**Exercise aim**
Leaving out every picture, retype the lines below from the top through the one that contains "47,65,21,94,86,47,21,29,34]".

━━━━━ Data excerpt

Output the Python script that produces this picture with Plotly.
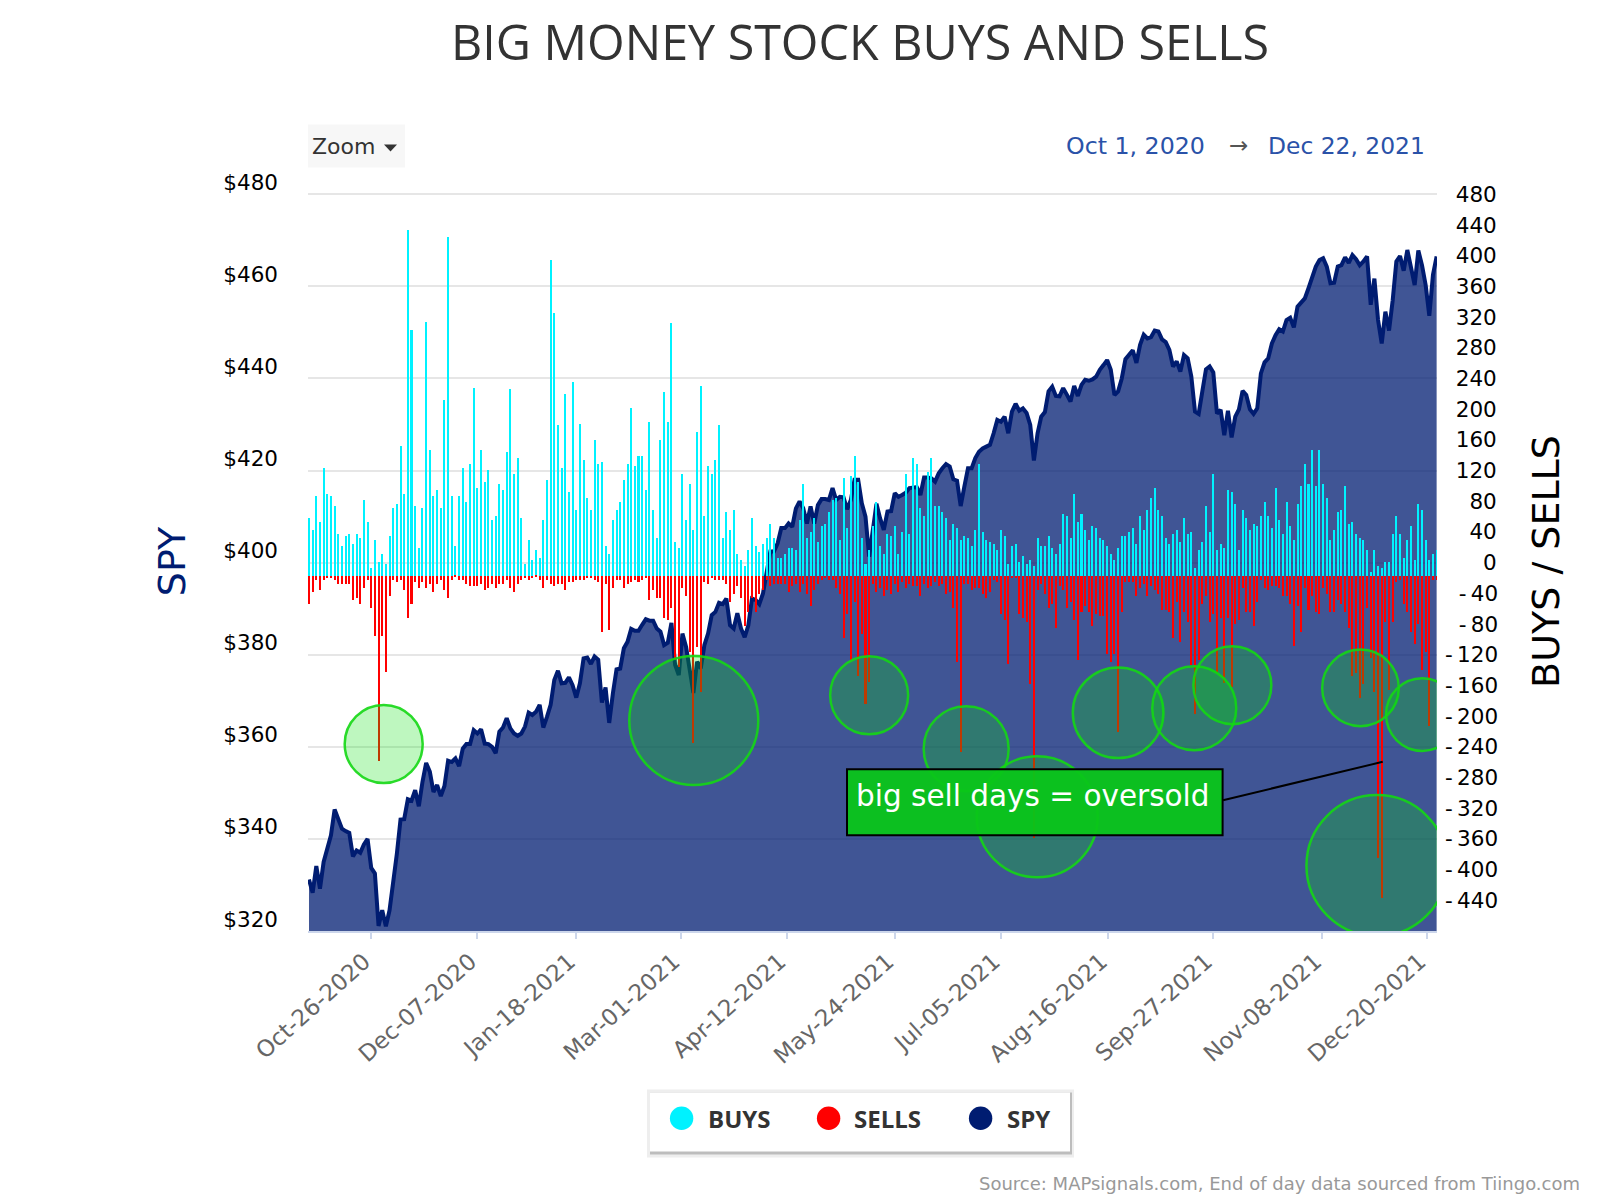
import pandas as pd
import plotly.graph_objects as go

buys = [76,60,104,70,141,107,104,91,55,39,52,55,42,55,50,99,70,10,47,18,29,16,52,89,94,169,107,451,321,91,
37,89,331,164,104,112,89,229,441,104,39,104,141,96,146,245,115,164,123,138,73,78,120,112,162,243,133,154,76,16,
47,21,34,23,73,125,412,342,196,141,237,110,253,86,198,151,102,86,177,146,149,39,29,73,86,96,125,146,219,143,
156,156,112,201,86,50,177,240,201,329,44,37,133,73,120,60,188,248,78,143,133,151,196,50,83,60,86,29,21,13,
34,76,39,31,42,50,68,50,23,23,29,37,37,34,73,120,50,57,76,44,65,68,83,99,102,47,128,63,130,156,
123,50,16,34,65,96,39,29,55,52,65,29,57,133,55,154,146,89,78,136,154,91,91,83,76,47,68,63,47,52,
50,39,60,146,57,47,44,42,34,60,52,16,39,42,18,26,16,21,13,50,39,39,52,37,29,42,81,78,50,107,
70,81,60,47,65,63,50,47,39,29,21,37,52,52,57,63,42,78,60,86,102,115,86,78,50,42,55,60,44,76,
55,57,10,34,44,91,57,133,34,42,37,112,110,94,34,86,76,60,68,65,78,96,78,63,115,73,55,96,65,47,
94,117,146,120,164,117,164,120,102,47,60,83,86,117,68,70,55,50,47,34,5,34,13,10,18,18,55,78,55,23,
47,65,21,94,86,47,21,29,34]

sells = [-37,-21,-5,-18,-5,-3,-3,-5,-10,-10,-10,-10,-31,-29,-37,-16,-5,-42,-78,-241,-78,-125,-26,-5,-8,-5,-18,-55,-37,-8,
-16,-8,-16,-10,-21,-10,-5,-18,-29,-5,-1,-5,-5,-10,-13,-13,-13,-10,-18,-16,-10,-16,-10,-10,-5,-16,-21,-10,-5,-3,
-5,-3,-1,-5,-16,-5,-10,-13,-10,-10,-18,-8,-8,-5,-5,-5,-3,-3,-5,-8,-73,-10,-70,-16,-5,-5,-16,-10,-8,-5,
-8,-5,-3,-31,-18,-29,-29,-55,-57,-42,-110,-118,-16,-26,-99,-218,-92,-151,-8,-10,-3,-5,-5,-5,-10,-34,-23,-13,-29,-65,
-47,-29,-47,-23,-18,-5,-13,-10,-10,-10,-10,-21,-13,-10,-21,-10,-23,-39,-18,-10,-5,-3,-5,-5,-16,-23,-81,-50,-110,-34,
-130,-76,-167,-138,-10,-21,-16,-26,-18,-23,-10,-21,-8,-16,-10,-13,-13,-26,-10,-16,-13,-8,-13,-10,-23,-21,-42,-112,-229,-10,
-10,-18,-16,-16,-23,-29,-21,-5,-8,-50,-57,-115,-3,-3,-50,-55,-60,-141,-341,-18,-10,-23,-42,-37,-68,-13,-18,-42,-34,-57,
-110,-47,-39,-47,-65,-50,-52,-52,-102,-112,-102,-203,-47,-8,-8,-8,-26,-16,-10,-26,-13,-18,-23,-44,-44,-47,-81,-34,-86,-47,
-60,-116,-180,-110,-37,-26,-60,-50,-127,-55,-140,-55,-144,-63,-57,-16,-47,-47,-65,-34,-5,-16,-18,-13,-13,-16,-26,-26,-37,-91,
-39,-73,-16,-44,-26,-47,-50,-16,-23,-47,-47,-31,-37,-47,-68,-130,-127,-159,-141,-42,-107,-151,-368,-420,-60,-149,-60,-8,-5,-37,
-47,-73,-89,-63,-123,-99,-196,-5,-5]

spy = [331.2,328.3,334.1,329.2,335,337.9,340.8,346.4,344.4,342.2,341.7,341.3,336.2,337.5,337,338.8,340,333.7,332.5,321.1,
324.5,321,324.5,330.3,336.8,344.2,344.3,348.6,348.3,350.6,347.1,352.4,356.5,354.6,350.2,351.7,349.3,351.5,357,356.7,
357.5,355.8,359.6,360.6,360.6,363.6,362.9,363.8,360.7,360.6,360,358.6,363.3,364.2,366.2,364,362.9,362.4,362.9,364.4,
367.4,366.9,367.6,369.1,364.2,366.5,369.1,374.5,376.5,373.8,373.9,375.1,373.4,370.7,373.8,379.2,379.4,378,379.6,378.9,
369.6,372.9,365.2,371.6,376.8,377,381.4,382.8,385.6,385.2,385.2,386.5,387.7,387.4,387.4,385.7,385,382.1,382.6,386.9,
377.8,375.6,384.6,381.7,376.7,371.7,378.5,377,382.1,384.6,388.6,389.3,391.3,391,392.2,386.4,385.7,389,385.7,383.8,
386.4,392.2,391.9,391,393.3,398.4,402.4,402.4,404.2,407.5,407.5,408.5,407.8,411.8,413.3,411.8,408.5,412.2,408.5,412.5,
413.8,413.8,413.6,416.2,413.6,414.3,414.2,411.6,413.6,418,418,412.9,410,401.3,407.1,412.8,409.6,407.1,411.1,411.2,
415.1,414.3,414.7,415.2,416.2,416.2,416.4,414.7,418.5,418.5,418.3,417.6,419.4,420.5,421.4,420.9,418.1,417.8,412.3,416.5,
420.5,420.5,422.7,424.1,424.8,425.2,425.6,428.1,431,430.6,431.7,428.1,432.8,434.5,433,433.5,432.5,429.9,422.2,428.1,
431.7,432.7,437.2,438.2,436.2,436.1,437.9,436.5,435,438.4,436.2,438.6,439.7,439.5,439.8,440.4,441.9,442.9,444,441.9,
436.4,437.2,440,444.2,445,446.1,443.4,447.3,449.5,448.7,449,450.4,450.2,448.5,447.9,446.2,442.6,443.7,441.5,445.1,
444.4,440.4,432.8,432.3,437.2,442,442.6,441.3,432.4,433.2,427.7,433,427.2,431.7,433.3,437.3,436.4,433.3,432.3,433.5,
441.1,443.5,444.4,447.6,449.4,450.7,450.2,452.7,453.2,451.1,455.6,456.5,457.4,459.6,462.1,464.3,465.7,466.1,464.3,460.7,
460.8,464.3,464.6,466.3,465.1,466.8,465.9,464.6,465.4,466.5,456,461.7,452.7,447.6,454.5,450.4,457,465.4,466.6,463.4,
467.9,463.6,460.3,467.8,464.6,460.3,453.6,462.5,466.5]

holidays = ["2020-11-26","2020-12-25","2021-01-01","2021-01-18","2021-02-15","2021-04-02",
            "2021-05-31","2021-07-05","2021-09-06","2021-11-25"]
days = pd.bdate_range("2020-10-01", "2021-12-22").difference(pd.to_datetime(holidays))
dates = [d.strftime("%b-%d-%Y") for d in days]

tick_labels = ["Oct-26-2020","Dec-07-2020","Jan-18-2021","Mar-01-2021","Apr-12-2021","May-24-2021",
               "Jul-05-2021","Aug-16-2021","Sep-27-2021","Nov-08-2021","Dec-20-2021"]
tick_pos = [17,46,73,101.5,130.5,160,189,218.3,247,276.8,305.3]
left_ticks = [320,340,360,380,400,420,440,460,480]
right_ticks = [480,440,400,360,320,280,240,200,160,120,80,40,0,-40,-80,-120,-160,-200,-240,-280,-320,-360,-400,-440]

# oversold markers: trading-day position, SPY level, radius in pixels
circle_pos = [20.4,105.1,153,179.5,198.9,221,241.8,252.2,287.2,304.1,291.7]
circle_lvl = [360.6,365.7,371.2,359.6,344.8,367.4,368.4,373.4,372.8,367,334.2]
circle_rad = [39,64.5,39,42.5,60.5,45.3,42,39,38.3,36.3,70.5]

legend_names = ["BUYS", "SELLS", "SPY"]
legend_colors = ["#00f2ff", "#ff0000", "#001c71"]

W, H = 1600, 1200
L, R, T, B = 308, 1437, 192.4, 930.7
def px(x): return (x - L) / (R - L)
def py(y): return (B - y) / (B - T)
BAR_ZERO = 576
UNIT = 0.767
FONT = "DejaVu Sans"
NAVY = "#001c71"

def right_label(v):
    s = str(v)
    pad = 3 - len(s.lstrip("-"))
    if v < 0:
        return "\u2007" * pad + "-\u2009" + s[1:]
    return "\u2007" * pad + "\u2002" + s

fig = go.Figure()
fig.add_trace(go.Scatter(x=dates, y=spy, mode="lines", name="SPY", line=dict(color=NAVY, width=4),
                         fill="tozeroy", fillcolor="rgba(0,28,113,0.75)", showlegend=False,
                         yaxis="y", hoverinfo="skip"))
fig.add_trace(go.Scatter(x=[dates[0]], y=[None], yaxis="y2", showlegend=False, hoverinfo="skip"))
fig.add_trace(go.Bar(x=dates, y=buys, name="BUYS", marker=dict(color="#00f2ff", line_width=0), width=0.55,
                     yaxis="y3", showlegend=False))
fig.add_trace(go.Bar(x=dates, y=sells, name="SELLS", marker=dict(color="#ff0000", line_width=0), width=0.55,
                     yaxis="y3", showlegend=False))

shapes = []
for c, l, r in zip(circle_pos, circle_lvl, circle_rad):
    shapes.append(dict(type="circle", xref="x", yref="y", xsizemode="pixel", ysizemode="pixel",
                       xanchor=c, yanchor=l, x0=-r, x1=r, y0=-r, y1=r,
                       fillcolor="rgba(5,224,8,0.26)", line=dict(color="rgba(20,215,20,0.9)", width=2.5)))
def rect(x0, x1, y0, y1, fill, **kw):
    return dict(type="rect", xref="paper", yref="paper", x0=px(x0), x1=px(x1), y0=py(y0), y1=py(y1),
                fillcolor=fill, line=kw.get("line", dict(width=0)))
# callout
shapes.append(dict(type="line", xref="paper", yref="paper", x0=px(1223), y0=py(800), x1=px(1382.7), y1=py(761.7),
                   line=dict(color="black", width=2)))
shapes.append(rect(847, 1222.6, 769, 835, "rgba(10,197,25,0.95)", line=dict(color="black", width=2)))
# zoom button
shapes.append(rect(308, 405, 125, 168, "#f7f7f7"))
shapes.append(dict(type="path", xref="paper", yref="paper",
                   path=f"M {px(384)} {py(145)} L {px(397)} {py(145)} L {px(390.5)} {py(152)} Z",
                   fillcolor="#333333", line_width=0))
# legend box with shadow
shapes.append(rect(647, 1074, 1089, 1157, "#eeeeee"))
shapes.append(rect(650, 1072, 1092, 1154, "#bdbdbd"))
shapes.append(rect(650, 1070, 1092, 1151, "#ffffff"))

def ann(text, x, y, size, color, xanchor="left", **kw):
    family = kw.pop("family", FONT)
    weight = kw.pop("weight", "normal")
    return dict(text=text, xref="paper", yref="paper", x=px(x), y=py(y), showarrow=False,
                xanchor=xanchor, yanchor="middle", font=dict(family=family, size=size, color=color, weight=weight), **kw)

annotations = [
    ann("BIG MONEY STOCK BUYS AND SELLS", 860, 42, 48.4, "#333333", "center", family="Open Sans"),
    ann("Zoom", 310, 147, 22, "#333333"),
    ann("Oct 1, 2020", 1064, 146, 23.7, "#2a52a8"),
    ann("\u2192", 1238, 145, 23, "#555555", "center"),
    ann("Dec 22, 2021", 1266, 146, 23.4, "#2a52a8"),
    ann("Source: MAPsignals.com, End of day data sourced from Tiingo.com", 1582, 1183, 18, "#999999", "right"),
    ann("big sell days = oversold", 1033.3, 796, 29.5, "white", "center"),
]
legend_cx = [681.6, 828.6, 980.6]
legend_tx = [706, 852, 1005]
for name, col, cx, tx in zip(legend_names, legend_colors, legend_cx, legend_tx):
    shapes.append(dict(type="circle", xref="paper", yref="paper", x0=px(cx - 11.7), x1=px(cx + 11.7),
                       y0=py(1117.7 - 11.7), y1=py(1117.7 + 11.7), fillcolor=col, line_width=0))
    annotations.append(ann(name, tx, 1118.5, 24, "#333333", family="Open Sans", weight="bold"))

fig.update_layout(
    width=W, height=H, autosize=False,
    margin=dict(l=L, r=W - R, t=T, b=H - B, pad=0),
    paper_bgcolor="white", plot_bgcolor="white",
    barmode="relative", bargap=0, showlegend=False, hovermode=False,
    xaxis=dict(type="category", categoryorder="array", categoryarray=dates, range=[-0.27, 308.1],
               tickmode="array", tickvals=tick_pos, ticktext=tick_labels, tickangle=-42,
               tickfont=dict(family=FONT, size=23, color="#666666"), ticklabelshift=-7,
               showgrid=False, zeroline=False, showline=True, linecolor="#ccd6eb", linewidth=2,
               ticks="outside", ticklen=6, tickcolor="#ccd6eb", tickwidth=2),
    yaxis=dict(range=[320, 480.5], tickmode="array", tickvals=left_ticks,
               ticktext=[f"${v}" for v in left_ticks], showgrid=True, gridcolor="#e6e6e6", gridwidth=2,
               zeroline=False, showline=False, ticks="", ticklabelstandoff=29, ticklabelshift=-12,
               tickfont=dict(family=FONT, size=21.5, color="black"),
               title=dict(text="SPY", font=dict(family=FONT, size=38, color=NAVY), standoff=25)),
    yaxis2=dict(range=[-480, 483], overlaying="y", side="right", anchor="x", tickmode="array",
                tickvals=right_ticks, ticktext=[right_label(v) for v in right_ticks],
                showgrid=False, zeroline=False, showline=False, ticks="", ticklabelstandoff=7,
                tickfont=dict(family=FONT, size=21.5, color="black"),
                title=dict(text="BUYS / SELLS", font=dict(family=FONT, size=38, color="black"), standoff=35)),
    yaxis3=dict(range=[(BAR_ZERO - B) / UNIT, (BAR_ZERO - T) / UNIT], overlaying="y", anchor="x", visible=False),
    shapes=shapes, annotations=annotations,
)
fig.write_html("out.html", config=dict(displayModeBar=False), post_script="document.body.style.margin='0';")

━━━━━━━━━━

**The answer**
Output the Python script that produces this picture with Plotly.
import pandas as pd
import plotly.graph_objects as go

buys = [76,60,104,70,141,107,104,91,55,39,52,55,42,55,50,99,70,10,47,18,29,16,52,89,94,169,107,451,321,91,
37,89,331,164,104,112,89,229,441,104,39,104,141,96,146,245,115,164,123,138,73,78,120,112,162,243,133,154,76,16,
47,21,34,23,73,125,412,342,196,141,237,110,253,86,198,151,102,86,177,146,149,39,29,73,86,96,125,146,219,143,
156,156,112,201,86,50,177,240,201,329,44,37,133,73,120,60,188,248,78,143,133,151,196,50,83,60,86,29,21,13,
34,76,39,31,42,50,68,50,23,23,29,37,37,34,73,120,50,57,76,44,65,68,83,99,102,47,128,63,130,156,
123,50,16,34,65,96,39,29,55,52,65,29,57,133,55,154,146,89,78,136,154,91,91,83,76,47,68,63,47,52,
50,39,60,146,57,47,44,42,34,60,52,16,39,42,18,26,16,21,13,50,39,39,52,37,29,42,81,78,50,107,
70,81,60,47,65,63,50,47,39,29,21,37,52,52,57,63,42,78,60,86,102,115,86,78,50,42,55,60,44,76,
55,57,10,34,44,91,57,133,34,42,37,112,110,94,34,86,76,60,68,65,78,96,78,63,115,73,55,96,65,47,
94,117,146,120,164,117,164,120,102,47,60,83,86,117,68,70,55,50,47,34,5,34,13,10,18,18,55,78,55,23,
47,65,21,94,86,47,21,29,34]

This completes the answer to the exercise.